La ratification par la Tunisie du Traité de Rome régissant la Cour Pénale Internationale, met à la charge de l’Etat de lutter contre l’impunité. Il serait alors incohérent d’adhérer aux efforts de la communauté internationale en la matière, et d’encourager l’impunité sur le plan interne. L’Etat tunisien a adhéré à la justice transitionnelle, bien qu’il l’ait fait sous la contrainte. Ainsi, des réformes courageuses conformes à l’esprit de la Constitution de 2014, sont plus qu’urgentes.

En effet, pour s’assurer de la non-répétition des crimes qui ont été commis, il faudrait entamer une réforme globale de l’appareil judiciaire, de sorte qu’il garantisse l’égalité de tous les citoyens devant les règles du Droit. Aujourd’hui encore en Tunisie, l’indépendance des juges n’est pas un acquis. A dire vrai, le ministre de la Justice élabore, à titre d’exemple, une politique pénale, laquelle sera imposée aux juges d’instruction. Il parait peu évident, qu’un juge puisse instruire, dans une impartialité irréprochable. Ce défaut d’impartialité n’est pas sans rapport avec la justice transitionnelle. En effet, la mainmise du pouvoir exécutif sur le pouvoir judiciaire, n’est pas pour garantir la non-répétition. Car c’est justement en raison de l’ingérence du politique dans les affaires judiciaires, qu’il a été possible de faire des procès politiques. D’où la nécessité de  redéfinir l’organisation de l’ensemble de l’appareil judiciaire, et surtout de limiter l’influence de l’exécutif sur le ministère public. Ce système a déjà fait l’objet de condamnation par la Cour européenne des droits de l’Homme en 2010.

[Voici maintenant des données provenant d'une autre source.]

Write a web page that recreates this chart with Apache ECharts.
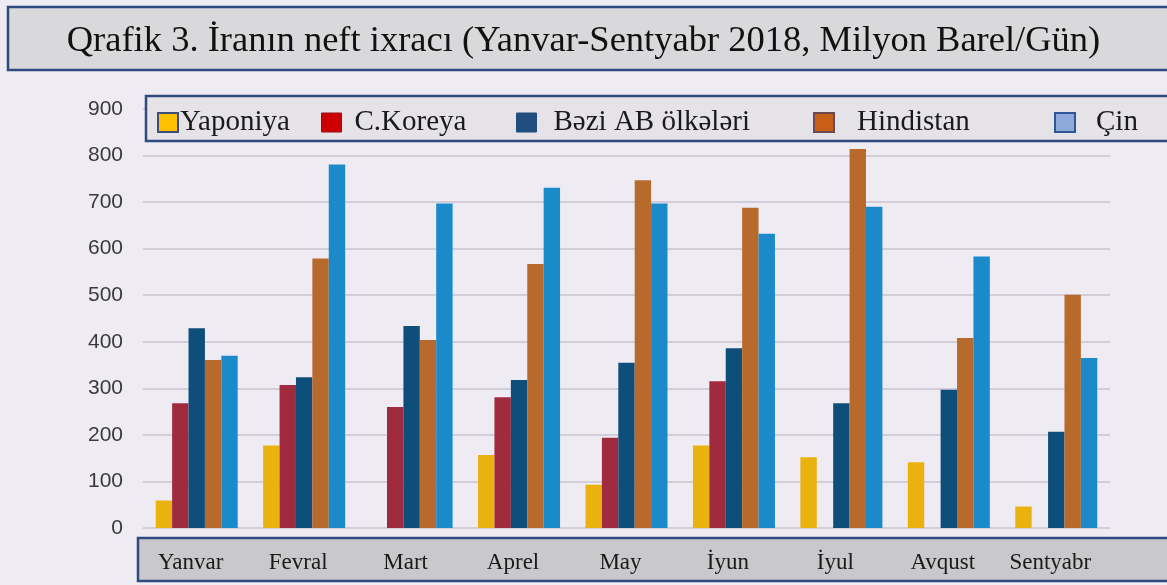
<!DOCTYPE html>
<html><head><meta charset="utf-8">
<script src="https://cdn.jsdelivr.net/npm/echarts@6/dist/echarts.min.js"></script>
<style>html,body{margin:0;padding:0;background:#EEEBF2;}#c{width:1167px;height:585px;}</style>
</head><body><div id="c"></div>
<script>
const titleText = 'Qrafik 3. İranın neft ixracı (Yanvar-Sentyabr 2018, Milyon Barel/Gün)';
const categories = ['Yanvar','Fevral','Mart','Aprel','May','İyun','İyul','Avqust','Sentyabr'];
const seriesNames = ['Yaponiya','C.Koreya','Bəzi AB ölkələri','Hindistan','Çin'];
const yaponiya  = [59, 177, null, 157, 93, 177, 152, 141, 46];
const cKoreya   = [268, 307, 260, 281, 194, 315, null, null, null];
const beziAB    = [429, 324, 434, 318, 355, 386, 268, 297, 207];
const hindistan = [361, 579, 404, 567, 747, 688, 814, 408, 501];
const cin       = [370, 781, 697, 731, 697, 632, 690, 583, 365];
const yMin = 0, yMax = 900, yStep = 100;

const seriesData = [yaponiya, cKoreya, beziAB, hindistan, cin];
const barColors = ['#E9B20E', '#A02A3E', '#0E4E7A', '#B86A2C', '#1B8ACB'];
const legendStyles = [
  {color:'#FFC000', borderColor:'#3A4F7A', borderWidth:2},
  {color:'#CC0000', borderColor:'#9A1010', borderWidth:1},
  {color:'#1F4E7F', borderColor:'#1F4E7F', borderWidth:1},
  {color:'#C8601A', borderColor:'#6A4A50', borderWidth:2},
  {color:'#8EAADC', borderColor:'#2F5597', borderWidth:2}
];
const legendLeft = [152, 316, 511, 808, 1049];
const legendTextPad = [[0,0,0,-3],[0,0,0,8],[0,0,0,12],[0,0,0,18],[0,0,0,16]];

const chart = echarts.init(document.getElementById('c'));
const legends = seriesNames.map((n, i) => ({
  data: [{name: n, icon: 'rect', itemStyle: legendStyles[i]}],
  left: legendLeft[i], top: 103,
  itemWidth: 20, itemHeight: 19,
  selectedMode: false, z: 6,
  textStyle: {fontFamily: 'Liberation Serif', fontSize: 29, color: '#1a1a1a', padding: legendTextPad[i]}
}));

chart.setOption({
  animation: false,
  backgroundColor: '#EEEBF2',
  title: {
    text: titleText, left: 'center', top: 18,
    textStyle: {fontFamily: 'Liberation Serif', fontSize: 36.5, fontWeight: 'normal', color: '#111'}
  },
  legend: legends,
  graphic: [
    {type:'rect', z: 1, shape:{x:8, y:7, width:1170, height:63}, style:{fill:'#D9D8DA', stroke:'#2E4A80', lineWidth:2.5}},
    {type:'rect', z: 1, shape:{x:146, y:96, width:1030, height:45}, style:{fill:'#E5E2E8', stroke:'#2E4A80', lineWidth:2.5}},
    {type:'rect', z: 1, shape:{x:138, y:538, width:1040, height:43}, style:{fill:'#C9C8CB', stroke:'#2E4A80', lineWidth:2.5}}
  ],
  grid: {left: 143, right: 57, top: 109, bottom: 57},
  xAxis: {
    type: 'category', data: categories, z: 5,
    axisLine: {show: true, lineStyle: {color: '#D2CED8', width: 1}},
    axisTick: {show: false},
    axisLabel: {interval: 0, hideOverlap: false, fontFamily: 'Liberation Serif', fontSize: 23, color: '#1a1a1a', margin: 23, padding: [0, 12, 0, 0]}
  },
  yAxis: {
    type: 'value', min: yMin, max: yMax, interval: yStep, z: 0,
    axisLine: {show: false}, axisTick: {show: false},
    axisLabel: {fontFamily: 'Liberation Sans', fontSize: 21, color: '#3A3A3A', margin: 20},
    splitLine: {lineStyle: {color: '#C9C3CF', width: 1.5}}
  },
  series: seriesNames.map((n, i) => ({
    name: n, type: 'bar', data: seriesData[i],
    barWidth: 16.4, barGap: '0%',
    itemStyle: {color: barColors[i]}
  }))
});
</script></body></html>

Bref, le gouvernement et la société civile sont amenés à investir plus d’énergie pour mener à bien ce processus de justice transitionnelle. En définitive, le chemin vers la réconciliation nationale passe par celui de la lutte pour l’Etat de droit et la chasse à l’impunité, les deux vont de paire.

Amir Mastouri, étudiant en Droit à l’Université Toulouse 1 Capitole. Le 7 décembre 2016.